Not because I didn’t know the other kids would laugh, and not even because I believed in Santa Claus, but because I wished I did, and wanted to stand up for innocence, or maybe just contrarianism, and against being told what to think. What if some other 9-year-old was sitting there crushed at the news? But back to Joe Biden … Him I do believe in.”

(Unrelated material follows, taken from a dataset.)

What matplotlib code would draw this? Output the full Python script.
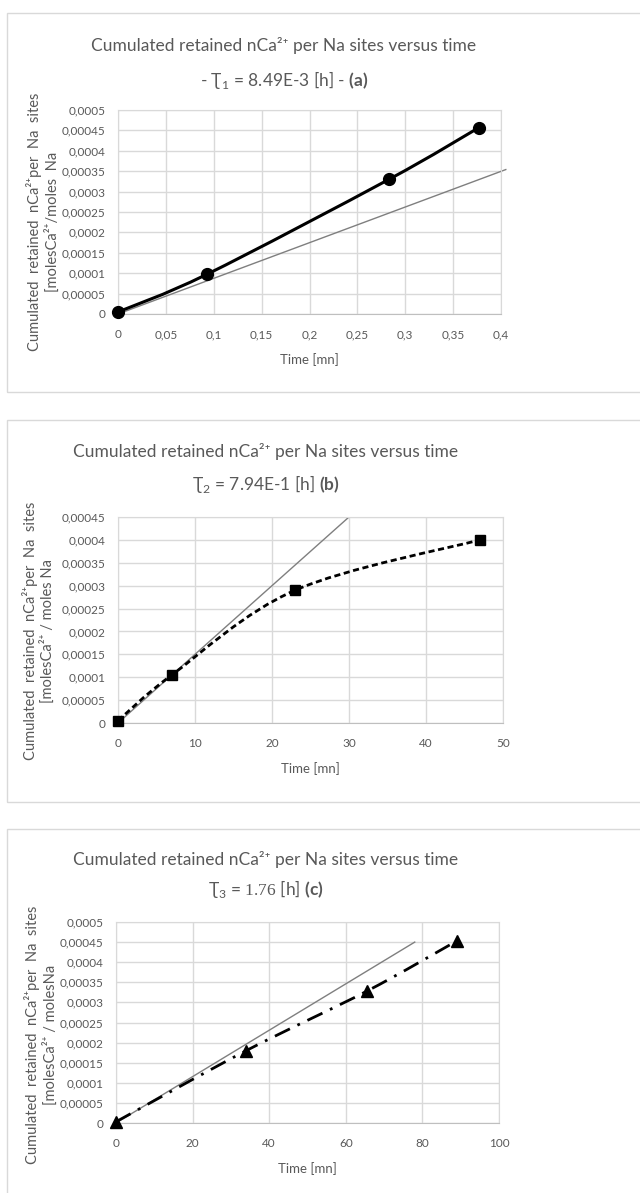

Well, what can I tell ya Mel: one person’s idyllic vision of a simpler, more innocent world, is another person’s crushing lifetime student loan debt, Iraq War induced PTSD, and/or draconian prison sentence. Like Joe Biden, I’m sure you’re a very nice person one-on- one. If we ever do have that coffee, I bet you’ll pick up the tab. But, also like Joe Biden, I don’t think you really give a meaningful, flying fuck about the real problems that real people are facing. I think you like to think you care. But you don’t want to do the work that caring would involve. Like, for example, spending five minutes considering Joe Biden’s record before writing something like this. Or spending an additional five minutes considering the impact those policies have had on people outside the coffee in Boston/wedding in New York set. I mean, you’ve been a professional journalist since the late 80’s Mel. You certainly have the training and resources to figure all this stuff out if you really wanted to. The fact that you haven’t suggests that you don’t. So, listen, the next time you see Walter, tell him I said, “Proletarier aller Länder vereinigt Euch!” It’ll probably scare the shit out him, especially coming from you, but I’m sure its nothing a few cocktails at Bullfeathers won’t resolve. Oh, and also, please for the love of God, and for the sake of the nation, stop cranking out this dreck. I promise you, as I sit here at the writing desk that I rescued from the trash some ten years ago, and which now resides in the bedroom of my fifth floor Harlem walk-up, it ain’t helping the situation. Not even a little bit.